29
Врачи
Монтень, как я уже говорил, не любил врачей. Он с явным удовольствием обрушивался на медицинскую братию, считая врачей бездарями или шарлатанами, не способными ничего поделать с его камнями в почках. Размышления о них рассеяны по всем Опытам. В последней главе второй книги О сходстве детей с родителями Монтень пишет:
На основании всего того, что мне приходилось наблюдать, я не знаю ни одного разряда людей, который так рано заболевал бы и так поздно излечивался, как тот, что находится под врачебным присмотром. Само здоровье этих людей уродуется принудительным, предписываемым им режимом. Врачи не довольствуются тем, что прописывают нам средства лечения, но и делают здоровых людей больными для того, чтобы мы во всякое время не могли обходиться без них. Разве не видят они в неизменном и цветущем здоровье залога серьезной болезни в будущем? (II. 37. 680)
Конечно, Монтень перегибает палку. Мужчины и женщины, следующие предписаниям врачей, болеют, по его мнению, чаще других. Врачи назначают им лекарства и меры, в которых больше вреда, чем пользы: к неприятностям болезни они добавляют неприятности лечения. Врачи делают людей больными, чтобы укрепить свою власть над ними. Врачи, подобно софистам, преподносят здоровье как предвестие болезни. Короче говоря, чтобы остаться здоровым, лучше к ним не обращаться.
Медицина эпохи Монтеня была примитивной и ненадежной, так что причин не доверять ей и избегать ее хватало. Автор Опытов удостаивает милости лишь одну врачебную технику – хирургию, которая решительно борется с бесспорным недугом, не особенно полагаясь на догадки и предположения, потому что «видит, с чем имеет дело» (II. 37. 687). Однако и ее результаты во многом случайны. А за пределами хирургии Монтень не видит существенной разницы между медициной и магией и предпочитает заботиться о своем здоровье сам, следуя природе:
Я довольно часто болел и, не прибегая ни к какой врачебной помощи, убедился, что мои болезни легко переносимы (я испытал это при всякого рода болезнях) и быстротечны; я не омрачал их течения горечью врачебных предписаний. Своим здоровьем я пользовался свободно и невозбранно, не стесняя себя никакими правилами или наставлениями и руководствуясь только своими привычками и своими желаниями. Я могу болеть где бы то ни было, ибо во время болезни мне не нужно никаких других удобств, кроме тех, которыми я пользуюсь, когда здоров. Я не боюсь оставаться без врача, без аптекаря и всякой иной медицинской помощи, хотя других эти вещи пугают больше, чем сама болезнь. Увы, не могу сказать, чтобы сами врачи показывали нам, что их наука дает им хоть какое-нибудь заметное преимущество перед нами (II. 37. 680).
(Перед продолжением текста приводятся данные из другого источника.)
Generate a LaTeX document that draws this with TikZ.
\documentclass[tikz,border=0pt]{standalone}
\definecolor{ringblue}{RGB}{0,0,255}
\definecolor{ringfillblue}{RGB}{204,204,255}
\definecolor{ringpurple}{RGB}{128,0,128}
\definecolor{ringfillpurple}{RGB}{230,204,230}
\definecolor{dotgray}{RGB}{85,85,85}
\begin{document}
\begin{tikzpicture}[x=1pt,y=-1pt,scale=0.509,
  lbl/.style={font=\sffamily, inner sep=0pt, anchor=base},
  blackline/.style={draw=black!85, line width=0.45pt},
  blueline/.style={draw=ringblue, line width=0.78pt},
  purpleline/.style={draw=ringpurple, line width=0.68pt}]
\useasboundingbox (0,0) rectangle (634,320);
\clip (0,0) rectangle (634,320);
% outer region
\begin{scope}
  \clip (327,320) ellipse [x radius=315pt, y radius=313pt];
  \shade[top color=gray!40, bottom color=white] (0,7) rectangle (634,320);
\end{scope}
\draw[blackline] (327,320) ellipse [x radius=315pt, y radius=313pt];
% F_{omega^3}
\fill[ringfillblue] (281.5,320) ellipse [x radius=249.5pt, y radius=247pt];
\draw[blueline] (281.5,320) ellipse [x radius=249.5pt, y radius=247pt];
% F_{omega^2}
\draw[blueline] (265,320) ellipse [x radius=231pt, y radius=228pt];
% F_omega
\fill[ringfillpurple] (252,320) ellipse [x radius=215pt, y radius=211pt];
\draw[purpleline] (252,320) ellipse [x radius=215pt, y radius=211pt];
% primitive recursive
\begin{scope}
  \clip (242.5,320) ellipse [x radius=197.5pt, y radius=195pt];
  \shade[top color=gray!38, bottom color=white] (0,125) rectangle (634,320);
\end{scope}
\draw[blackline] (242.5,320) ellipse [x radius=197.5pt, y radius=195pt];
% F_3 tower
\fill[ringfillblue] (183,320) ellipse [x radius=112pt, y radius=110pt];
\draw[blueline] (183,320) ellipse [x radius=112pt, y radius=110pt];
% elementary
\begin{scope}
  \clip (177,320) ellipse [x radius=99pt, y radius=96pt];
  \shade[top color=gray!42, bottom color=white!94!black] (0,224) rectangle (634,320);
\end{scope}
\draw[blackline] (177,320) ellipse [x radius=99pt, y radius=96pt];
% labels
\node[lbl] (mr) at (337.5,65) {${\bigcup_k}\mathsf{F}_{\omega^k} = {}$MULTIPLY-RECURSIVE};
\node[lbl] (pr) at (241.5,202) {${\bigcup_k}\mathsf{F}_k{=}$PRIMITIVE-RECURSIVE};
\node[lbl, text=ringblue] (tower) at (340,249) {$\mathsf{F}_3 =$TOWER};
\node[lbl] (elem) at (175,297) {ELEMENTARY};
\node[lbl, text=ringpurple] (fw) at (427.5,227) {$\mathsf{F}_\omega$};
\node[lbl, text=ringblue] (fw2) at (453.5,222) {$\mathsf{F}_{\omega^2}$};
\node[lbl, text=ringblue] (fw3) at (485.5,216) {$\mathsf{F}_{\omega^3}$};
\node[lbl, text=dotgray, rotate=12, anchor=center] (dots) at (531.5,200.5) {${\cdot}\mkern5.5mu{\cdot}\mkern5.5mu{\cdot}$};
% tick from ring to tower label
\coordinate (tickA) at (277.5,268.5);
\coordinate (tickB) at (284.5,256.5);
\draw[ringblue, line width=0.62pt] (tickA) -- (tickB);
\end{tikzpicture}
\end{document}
Оглядываясь на природу, Монтень стирает границу между болезнью и здоровьем. Болезни – часть нашего естества: у каждой из них своя продолжительность, свой жизненный цикл, которому лучше подчиниться, чем противоречить. Доверие к природе требует отказаться от медицины. Поэтому, заболевая, Монтень старается не менять своих привычек.
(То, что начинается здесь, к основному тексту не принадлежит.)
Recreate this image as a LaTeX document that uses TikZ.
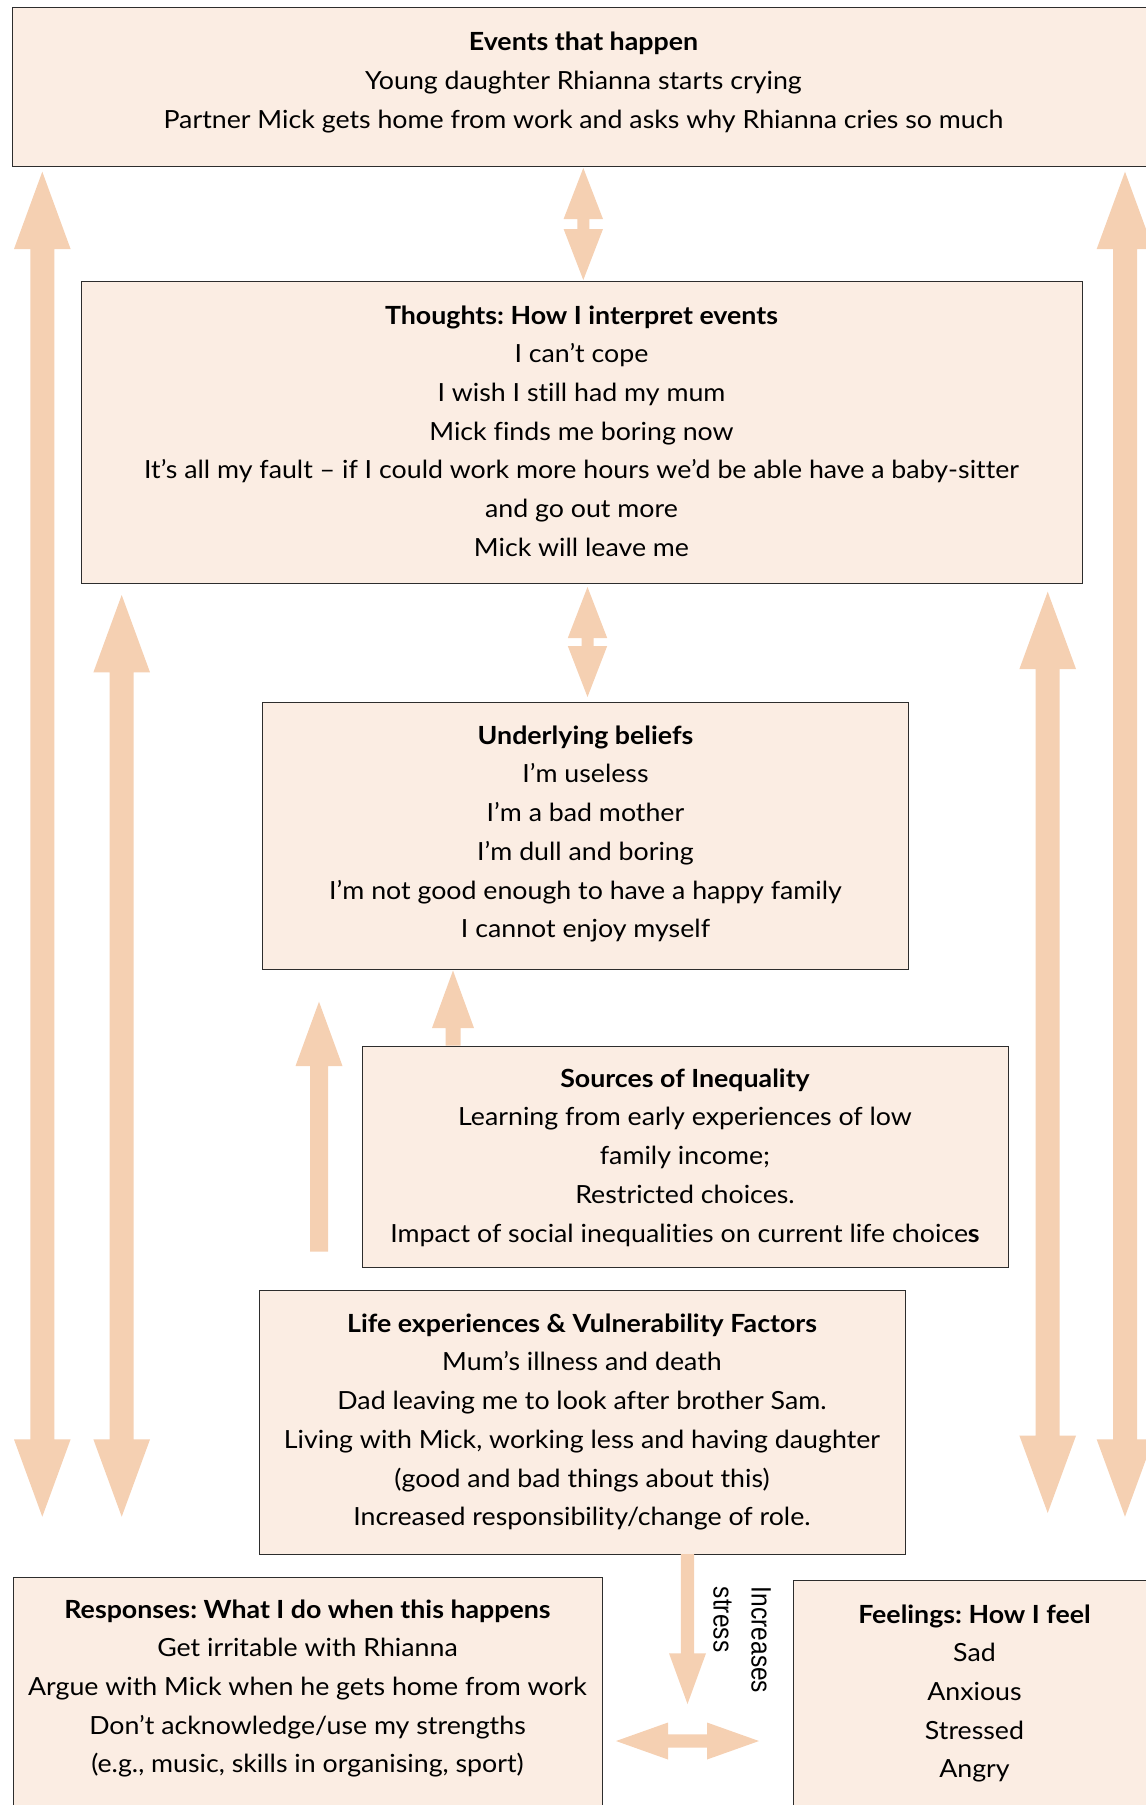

Напоследок он выпускает парфянскую стрелу: врачи живут не лучше и не дольше нас. Они страдают от тех же болезней и выздоравливают в те же сроки, что и остальные. В данном случае не стоит воспринимать его слова как руководство к действию: наши врачи не имеют ничего общего со знахарями Возрождения, и мы, пожалуй, можем им доверять.